## Requirement
Begin with the line that contains "Emit a component" and end with the line that contains "import * as", transcribing exactly each line in that stretch and no other.

## Data section
▬▬▬▬▬▬▬▬▬▬

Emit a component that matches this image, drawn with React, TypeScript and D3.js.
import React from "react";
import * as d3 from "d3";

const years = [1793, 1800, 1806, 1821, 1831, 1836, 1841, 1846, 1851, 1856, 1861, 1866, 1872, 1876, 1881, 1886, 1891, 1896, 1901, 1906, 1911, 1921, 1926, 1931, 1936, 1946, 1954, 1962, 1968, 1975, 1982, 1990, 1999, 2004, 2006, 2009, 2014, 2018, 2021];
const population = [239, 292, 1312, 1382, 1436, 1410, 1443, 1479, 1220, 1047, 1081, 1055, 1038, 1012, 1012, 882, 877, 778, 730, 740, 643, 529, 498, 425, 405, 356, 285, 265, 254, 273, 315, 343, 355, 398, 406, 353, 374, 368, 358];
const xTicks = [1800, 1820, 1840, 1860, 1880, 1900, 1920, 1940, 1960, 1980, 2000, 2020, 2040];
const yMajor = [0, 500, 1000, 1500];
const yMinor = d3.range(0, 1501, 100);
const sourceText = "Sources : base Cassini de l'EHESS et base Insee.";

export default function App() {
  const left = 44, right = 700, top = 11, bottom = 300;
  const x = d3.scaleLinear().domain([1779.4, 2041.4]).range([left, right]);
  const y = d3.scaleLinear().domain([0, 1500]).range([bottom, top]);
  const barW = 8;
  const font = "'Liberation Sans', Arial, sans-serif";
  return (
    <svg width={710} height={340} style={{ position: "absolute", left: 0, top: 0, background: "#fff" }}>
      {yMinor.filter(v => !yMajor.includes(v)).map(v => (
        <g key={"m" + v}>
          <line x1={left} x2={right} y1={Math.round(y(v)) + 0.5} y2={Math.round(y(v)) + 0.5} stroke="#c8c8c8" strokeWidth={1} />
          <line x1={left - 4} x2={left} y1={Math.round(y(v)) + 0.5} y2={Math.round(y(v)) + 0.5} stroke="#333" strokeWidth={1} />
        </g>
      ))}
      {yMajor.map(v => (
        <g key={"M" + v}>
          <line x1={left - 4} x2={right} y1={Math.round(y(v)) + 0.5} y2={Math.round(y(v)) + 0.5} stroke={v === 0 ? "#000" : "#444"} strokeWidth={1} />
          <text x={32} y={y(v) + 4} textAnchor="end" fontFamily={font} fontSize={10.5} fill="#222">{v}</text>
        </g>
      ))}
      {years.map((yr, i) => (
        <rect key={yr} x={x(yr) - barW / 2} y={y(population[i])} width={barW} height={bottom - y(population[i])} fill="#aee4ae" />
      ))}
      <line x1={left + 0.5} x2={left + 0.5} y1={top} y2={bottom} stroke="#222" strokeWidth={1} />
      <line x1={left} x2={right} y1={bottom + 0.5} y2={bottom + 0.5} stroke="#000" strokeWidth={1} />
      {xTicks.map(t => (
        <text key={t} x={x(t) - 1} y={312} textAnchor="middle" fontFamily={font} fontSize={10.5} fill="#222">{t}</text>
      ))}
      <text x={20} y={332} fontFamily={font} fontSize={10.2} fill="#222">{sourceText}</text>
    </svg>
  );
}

▬▬▬▬▬▬▬▬▬▬

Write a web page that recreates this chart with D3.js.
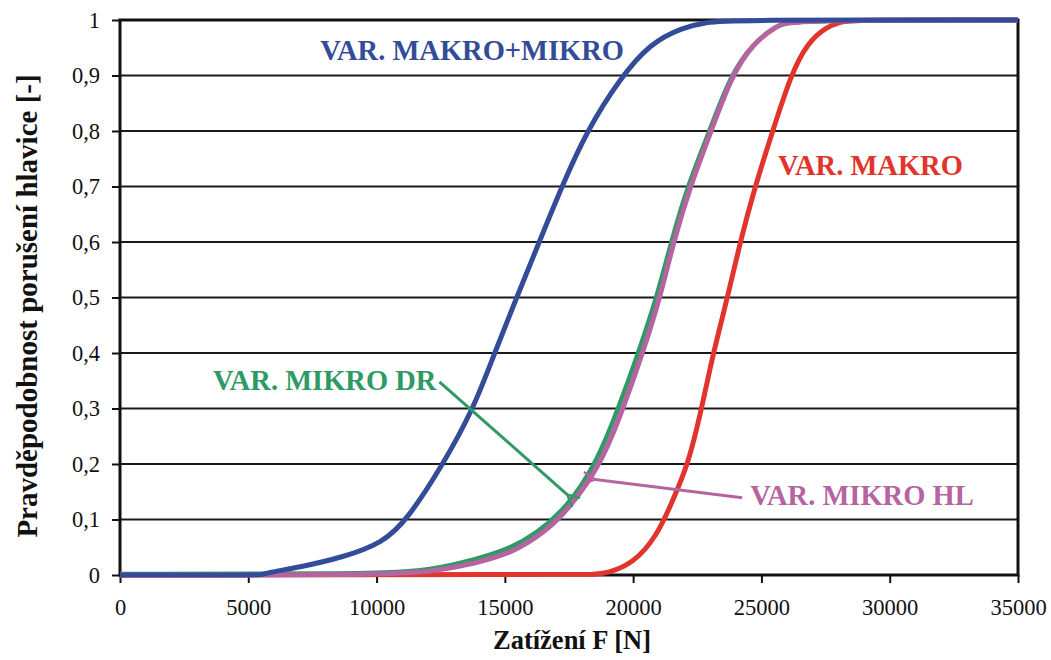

▬▬▬▬▬▬▬▬▬▬

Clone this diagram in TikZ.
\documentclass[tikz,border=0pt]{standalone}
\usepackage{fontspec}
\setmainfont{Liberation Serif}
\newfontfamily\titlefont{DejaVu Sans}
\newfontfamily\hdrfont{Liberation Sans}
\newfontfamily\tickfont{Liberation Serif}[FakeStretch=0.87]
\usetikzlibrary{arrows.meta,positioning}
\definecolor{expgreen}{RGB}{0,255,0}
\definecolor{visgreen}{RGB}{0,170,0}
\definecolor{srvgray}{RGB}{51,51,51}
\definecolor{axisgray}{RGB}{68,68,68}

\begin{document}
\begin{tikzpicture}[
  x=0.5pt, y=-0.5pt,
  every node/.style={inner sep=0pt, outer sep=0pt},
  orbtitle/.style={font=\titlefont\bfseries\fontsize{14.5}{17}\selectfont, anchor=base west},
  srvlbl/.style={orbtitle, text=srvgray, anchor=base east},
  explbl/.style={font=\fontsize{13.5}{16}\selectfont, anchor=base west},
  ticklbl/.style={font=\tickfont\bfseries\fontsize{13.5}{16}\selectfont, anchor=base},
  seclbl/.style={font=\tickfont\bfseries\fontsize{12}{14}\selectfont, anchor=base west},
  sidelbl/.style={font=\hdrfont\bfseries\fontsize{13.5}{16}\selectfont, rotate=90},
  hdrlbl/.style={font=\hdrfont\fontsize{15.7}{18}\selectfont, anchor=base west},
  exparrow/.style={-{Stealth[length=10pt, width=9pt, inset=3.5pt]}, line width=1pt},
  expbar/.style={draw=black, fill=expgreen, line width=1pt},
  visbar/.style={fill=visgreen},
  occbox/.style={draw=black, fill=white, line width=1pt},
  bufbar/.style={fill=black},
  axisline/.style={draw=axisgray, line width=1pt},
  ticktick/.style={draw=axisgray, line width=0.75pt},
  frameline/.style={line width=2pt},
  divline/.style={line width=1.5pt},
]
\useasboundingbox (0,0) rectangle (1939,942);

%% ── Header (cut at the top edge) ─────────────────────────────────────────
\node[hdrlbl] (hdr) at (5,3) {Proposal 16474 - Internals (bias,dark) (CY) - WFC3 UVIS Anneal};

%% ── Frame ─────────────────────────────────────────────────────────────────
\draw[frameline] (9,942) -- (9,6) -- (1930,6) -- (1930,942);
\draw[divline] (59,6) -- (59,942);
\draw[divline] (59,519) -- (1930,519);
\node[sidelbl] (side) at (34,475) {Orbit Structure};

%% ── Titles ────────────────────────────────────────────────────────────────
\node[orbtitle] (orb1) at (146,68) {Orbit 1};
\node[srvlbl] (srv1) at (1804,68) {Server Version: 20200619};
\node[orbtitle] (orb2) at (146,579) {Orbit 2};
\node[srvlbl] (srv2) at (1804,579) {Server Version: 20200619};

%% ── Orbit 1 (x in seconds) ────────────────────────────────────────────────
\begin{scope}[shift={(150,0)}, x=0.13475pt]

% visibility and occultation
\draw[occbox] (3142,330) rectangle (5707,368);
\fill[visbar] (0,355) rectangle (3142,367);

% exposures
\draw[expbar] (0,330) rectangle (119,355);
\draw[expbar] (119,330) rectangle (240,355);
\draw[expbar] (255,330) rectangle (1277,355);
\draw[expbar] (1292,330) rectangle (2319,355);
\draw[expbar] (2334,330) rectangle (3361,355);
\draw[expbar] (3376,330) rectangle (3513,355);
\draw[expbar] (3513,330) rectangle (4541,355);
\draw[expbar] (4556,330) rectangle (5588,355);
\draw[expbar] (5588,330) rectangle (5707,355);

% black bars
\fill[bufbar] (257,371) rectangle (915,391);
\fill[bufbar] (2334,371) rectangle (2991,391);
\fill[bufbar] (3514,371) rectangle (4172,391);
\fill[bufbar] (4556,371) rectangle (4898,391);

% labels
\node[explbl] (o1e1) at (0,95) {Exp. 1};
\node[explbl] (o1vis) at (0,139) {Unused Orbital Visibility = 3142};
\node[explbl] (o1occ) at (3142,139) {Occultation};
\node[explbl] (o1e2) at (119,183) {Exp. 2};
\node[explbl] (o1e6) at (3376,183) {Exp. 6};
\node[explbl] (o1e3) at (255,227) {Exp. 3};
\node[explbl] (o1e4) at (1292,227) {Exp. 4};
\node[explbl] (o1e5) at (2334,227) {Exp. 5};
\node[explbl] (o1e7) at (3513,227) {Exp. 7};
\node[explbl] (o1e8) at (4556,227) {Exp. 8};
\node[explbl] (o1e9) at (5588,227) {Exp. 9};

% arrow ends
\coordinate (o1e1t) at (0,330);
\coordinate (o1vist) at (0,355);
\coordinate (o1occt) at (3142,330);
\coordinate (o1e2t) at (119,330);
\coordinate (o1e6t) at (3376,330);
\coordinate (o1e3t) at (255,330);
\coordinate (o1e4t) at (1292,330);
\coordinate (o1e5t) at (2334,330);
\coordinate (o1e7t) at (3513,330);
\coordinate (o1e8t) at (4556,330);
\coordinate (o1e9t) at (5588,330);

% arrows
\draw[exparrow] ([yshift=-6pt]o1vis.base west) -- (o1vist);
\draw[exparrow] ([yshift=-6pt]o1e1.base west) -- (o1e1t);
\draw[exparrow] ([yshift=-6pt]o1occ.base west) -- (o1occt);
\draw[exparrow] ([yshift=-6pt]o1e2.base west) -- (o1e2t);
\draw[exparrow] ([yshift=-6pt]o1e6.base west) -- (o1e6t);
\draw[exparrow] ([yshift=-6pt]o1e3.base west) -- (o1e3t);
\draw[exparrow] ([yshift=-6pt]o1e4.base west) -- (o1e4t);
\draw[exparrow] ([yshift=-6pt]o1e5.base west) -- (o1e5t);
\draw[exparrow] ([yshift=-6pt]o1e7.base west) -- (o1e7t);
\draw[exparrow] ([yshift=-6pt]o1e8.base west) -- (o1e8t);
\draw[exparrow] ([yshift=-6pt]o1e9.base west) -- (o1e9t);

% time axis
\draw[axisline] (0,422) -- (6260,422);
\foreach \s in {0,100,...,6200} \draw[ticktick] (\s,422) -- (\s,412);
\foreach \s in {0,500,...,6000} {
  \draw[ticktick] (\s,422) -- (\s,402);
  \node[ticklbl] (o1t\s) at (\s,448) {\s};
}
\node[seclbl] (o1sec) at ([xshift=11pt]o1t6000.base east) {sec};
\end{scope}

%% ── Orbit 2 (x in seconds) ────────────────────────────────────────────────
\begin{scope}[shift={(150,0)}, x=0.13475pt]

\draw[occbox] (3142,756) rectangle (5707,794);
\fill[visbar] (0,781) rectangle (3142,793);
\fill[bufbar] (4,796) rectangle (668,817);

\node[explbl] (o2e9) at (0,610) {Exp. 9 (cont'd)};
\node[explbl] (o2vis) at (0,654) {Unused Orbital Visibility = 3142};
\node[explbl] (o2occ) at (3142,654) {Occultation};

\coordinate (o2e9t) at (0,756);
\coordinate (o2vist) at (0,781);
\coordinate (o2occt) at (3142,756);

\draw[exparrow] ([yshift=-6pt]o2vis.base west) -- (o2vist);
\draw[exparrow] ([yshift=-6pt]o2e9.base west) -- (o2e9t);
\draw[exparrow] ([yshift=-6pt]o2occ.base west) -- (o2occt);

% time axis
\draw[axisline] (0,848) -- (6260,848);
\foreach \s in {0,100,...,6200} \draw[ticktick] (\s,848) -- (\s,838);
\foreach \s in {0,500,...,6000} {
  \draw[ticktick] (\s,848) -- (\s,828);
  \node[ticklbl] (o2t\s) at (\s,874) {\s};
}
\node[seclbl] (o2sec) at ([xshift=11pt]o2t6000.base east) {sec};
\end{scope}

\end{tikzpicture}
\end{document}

▬▬▬▬▬▬▬▬▬▬

## Answer for the task
Emit a component that matches this image, drawn with React, TypeScript and D3.js.
import React from "react";
import * as d3 from "d3";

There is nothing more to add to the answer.